And if hydrogen is fed into a fuel cell stack, a battery-like device that generates electricity from hydrogen and oxygen, it can propel an electric car or truck with only heat and water as by- products. Fuel-cell powered vehicles could offer more than twice the efficiency of today's automobiles. Hydrogen could, therefore, help ease environmental problems, including air pollution and its hazards.
Weight for weight, hydrogen contains three times the energy of gasoline (petrol) but it is impossible to store hydrogen gas as compactly as the conventional liquid fuel. One of the most challenging technical issues is how to efficiently and safely store enough hydrogen onboard to provide the driving range and performance motorists demand. Feasible storage devices hold sufficient hydrogen to support today's minimum acceptable travel (driving range - almost 500 kms) on a fuel tank that does not compromise on luggage room. These tanks have to be filled or recharged in a few minutes. Many researchers in the U8 Internal Energy Agency are expending considerable effort to overcome these limitations. In fact, 17 governments are committed to advancing hydrogen and fuel-cell technologies. In 2005 the US Department of Energy provide $30 million to fund 80 research projects.
A 500 km minimum driving range is one of the principal operational aims of the auto industry. Engineers believe that a gallon of gasoline is equal, on an energy basis, to a kilogram of hydrogen (one US gallon is almost 3.8 litres). Whereas today's automobile needs about 20 gallons of gasoline to travel 500 km., the typical fuel-cell vehicle would need only 8 kilograms of hydrogen. Several automakers have tested about 60 hydrogen-fuelled prototypes and demonstrated driving ranges of 200 to 300 kms.

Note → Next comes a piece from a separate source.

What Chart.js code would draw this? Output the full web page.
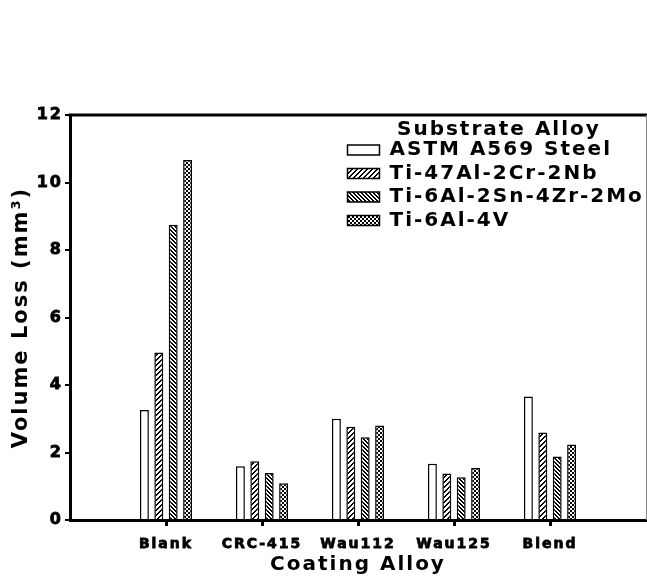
<!DOCTYPE html>
<html>
<head>
<meta charset="utf-8">
<script src="https://cdn.jsdelivr.net/npm/chart.js@4/dist/chart.umd.min.js"></script>
<style>
  html, body { margin: 0; padding: 0; background: #fff; }
  canvas { display: block; }
</style>
</head>
<body>
<canvas id="chart" width="647" height="580"></canvas>
<script>
// coating alloys on the x axis (blank slots at both ends keep the spacing)
const categories = ['Blank', 'CRC-415', 'Wau112', 'Wau125', 'Blend'];
const seriesNames = ['ASTM A569 Steel', 'Ti-47Al-2Cr-2Nb', 'Ti-6Al-2Sn-4Zr-2Mo', 'Ti-6Al-4V'];

// volume loss, mm^3
const steel   = [3.26, 1.59, 3.00, 1.67, 3.66];
const tiAlCr  = [4.96, 1.74, 2.76, 1.38, 2.59];
const tiAlSn  = [8.75, 1.39, 2.45, 1.27, 1.88];
const tiAlV   = [10.67, 1.09, 2.80, 1.54, 2.24];

const yTicks = [0, 2, 4, 6, 8, 10, 12];

const FONT = "'DejaVu Sans', sans-serif";

// little pixel tiles for the hatch fills
function makeTile(size, isBlack) {
  const c = document.createElement('canvas');
  c.width = size; c.height = size;
  const t = c.getContext('2d');
  const img = t.createImageData(size, size);
  for (let y = 0; y < size; y++) {
    for (let x = 0; x < size; x++) {
      const v = isBlack(x, y) ? 0 : 255;
      const i = (y * size + x) * 4;
      img.data[i] = img.data[i + 1] = img.data[i + 2] = v;
      img.data[i + 3] = 255;
    }
  }
  t.putImageData(img, 0, 0);
  return document.getElementById('chart').getContext('2d').createPattern(c, 'repeat');
}

const fills = [
  '#ffffff',
  makeTile(5, (x, y) => (x + y) % 5 < 2),                       // ////
  makeTile(4, (x, y) => (x - y + 8) % 4 < 2),                   // \\\\
  makeTile(4, (x, y) => (Math.floor(x / 2) + Math.floor(y / 2)) % 2 === 0) // checker
];

const xLabels = [''].concat(categories, ['']);
const allSeries = [steel, tiAlCr, tiAlSn, tiAlV];

const datasets = allSeries.map((vals, i) => ({
  label: seriesNames[i],
  data: [null].concat(vals, [null]),
  backgroundColor: fills[i],
  borderColor: '#000',
  borderWidth: 1.5,
  categoryPercentage: 0.6,
  barPercentage: 0.62
}));

const spacing = {
  id: 'spacing',
  beforeLayout(chart) { chart.ctx.letterSpacing = '2px'; },
  beforeDraw(chart) { chart.ctx.letterSpacing = '2px'; }
};

// put the legend in the upper right inside the plot, draw top/right frame
const frame = {
  id: 'frame',
  afterLayout(chart) {
    const lg = chart.legend;
    const a = chart.chartArea;
    lg.left = a.left + 274;
    lg.right = lg.left + lg.width;
    lg.top = a.top;
    lg.bottom = a.bottom;
  },
  afterDraw(chart) {
    const { ctx, chartArea: a } = chart;
    ctx.save();
    ctx.strokeStyle = '#000';
    ctx.lineWidth = 3;
    ctx.beginPath();
    ctx.moveTo(a.left - 1.5, a.top);
    ctx.lineTo(chart.width, a.top);
    ctx.stroke();
    ctx.strokeStyle = '#888';
    ctx.lineWidth = 1;
    ctx.beginPath();
    ctx.moveTo(a.right + 0.5, a.top);
    ctx.lineTo(a.right + 0.5, a.bottom);
    ctx.stroke();
    ctx.restore();
  }
};

new Chart(document.getElementById('chart'), {
  type: 'bar',
  data: { labels: xLabels, datasets: datasets },
  options: {
    responsive: false,
    animation: false,
    layout: { padding: { top: 115, right: 1, left: 0, bottom: 0 } },
    plugins: {
      legend: {
        position: 'chartArea',
        align: 'start',
        labels: {
          boxWidth: 32,
          boxHeight: 10,
          padding: 3.5,
          color: '#000',
          font: { family: FONT, size: 20, weight: 'bold' }
        },
        title: {
          display: true,
          text: 'Substrate Alloy',
          color: '#000',
          padding: { top: 5, bottom: -3.5 },
          font: { family: FONT, size: 20, weight: 'bold', lineHeight: 1 }
        }
      },
      tooltip: { enabled: false }
    },
    scales: {
      x: {
        offset: false,
        afterFit(s) {
          s.height = 60;
          s.paddingLeft = 0;
          s.paddingRight = 0;
        },
        border: { display: true, color: '#000', width: 3 },
        grid: {
          offset: false,
          drawOnChartArea: false,
          drawTicks: true,
          tickLength: 6,
          lineWidth: 3,
          color: (c) => (c.index === 0 || c.index === xLabels.length - 1) ? 'rgba(0,0,0,0)' : '#000'
        },
        ticks: {
          color: '#000',
          padding: 10,
          maxRotation: 0,
          autoSkip: false,
          textStrokeColor: '#000',
          textStrokeWidth: 0.8,
          font: { family: FONT, size: 14, weight: 'bold' }
        },
        title: {
          display: true,
          text: 'Coating Alloy',
          color: '#000',
          padding: { top: 0, bottom: 3 },
          font: { family: FONT, size: 20, weight: 'bold' }
        }
      },
      y: {
        min: 0,
        max: 12,
        afterFit(s) { s.width = 70; },
        afterBuildTicks(s) { s.ticks = yTicks.map(v => ({ value: v })); },
        border: { display: true, color: '#000', width: 3 },
        grid: {
          drawOnChartArea: false,
          drawTicks: true,
          tickLength: 5,
          lineWidth: 2,
          color: '#000'
        },
        ticks: {
          color: '#000',
          padding: 2,
          textStrokeColor: '#000',
          textStrokeWidth: 0.8,
          font: { family: FONT, size: 16, weight: 'bold' }
        },
        title: {
          display: true,
          text: 'Volume Loss (mm³)',
          color: '#000',
          padding: { top: 9, bottom: 0 },
          font: { family: FONT, size: 21, weight: 'bold' }
        }
      }
    }
  },
  plugins: [spacing, frame]
});
</script>
</body>
</html>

By 2010 some auto companies expect the first production of fuel-cell cars to hit the road. A hydrogen storage system must carry enough fuel for at least a 500 km trip and also be light enough to haul around a car. For a system weighing 600 kilograms (a reasonable size for a vehicle), six kgs would be stored hydrogen. Liquified stored hydrogen can improve it's stored energy density and could be used in cars, its drawbacks notwithstanding. Nevertheless, one world-renowned carmaker BMW is pushing this technology onto the road. The vehicle called HYDROGEN-7 will incorporate an internal combustion engine capable of running on either gasoline for 500 Kms or on liquid hydrogen for 250 kms.
Chemical compaction: to raise energy density scientists have been able to take advantage of the chemistry of hydrogen itself. In its liquid phase, hydrogen molecules contain two bound atoms each. But when hydrogen molecules are chemically bound to certain other elements, they can be packed even closer together than in liquid hydrogen.
Some researchers are focusing on a class of substances called reversible metal hydrides, which were discovered by accident in 1969 at the Philips Laboratories in the Netherlands. Investigators found that a Samarium-Cobalt alloy when exposed to pressurized hydrogen gas would absorb hydrogen, somewhat like a sponge soaks up water. When the pressure was then removed, the hydrogen within the alloy reemerged, in other words, the process was reversible.
In the US, scientists like Jame Reilly and Gary Sandrock, pioneered the development of hydride alloys. This work formed the basis for today's widely used Nickel-Metal hydride batteries. The density of hydrogen in these alloys is 150% more than liquid hydrogen! Such properties of metal hydrides are well suited to automobiles. Although the current metal hydrides have limitations, many automakers see them as the most viable low-pressure approaching the near future. Toyota and Honda automotive engineers, are planning a so-called hybrid approach in a system that combines a solid metal hydride with moderate pressure (lower than 10, 000 psi), which they predict could achieve a driving range of more than 500 kms.
Designer Materials: recent developments in nanoscale engineering have yielded a host of new high surface-area materials, some with more than 5, 000 sq. mt. of surface area per gram of material. Carbon-based materials are mostly light weight and low cost. Over the centuries, the basic promise and challenge of using hydrogen for transportation has remained fundamentally unchanged. Nevertheless finding a suitable container to store hydrogen in automobiles will soon permit people to travel across the globe in the next decade without fouling or polluting the sky above us.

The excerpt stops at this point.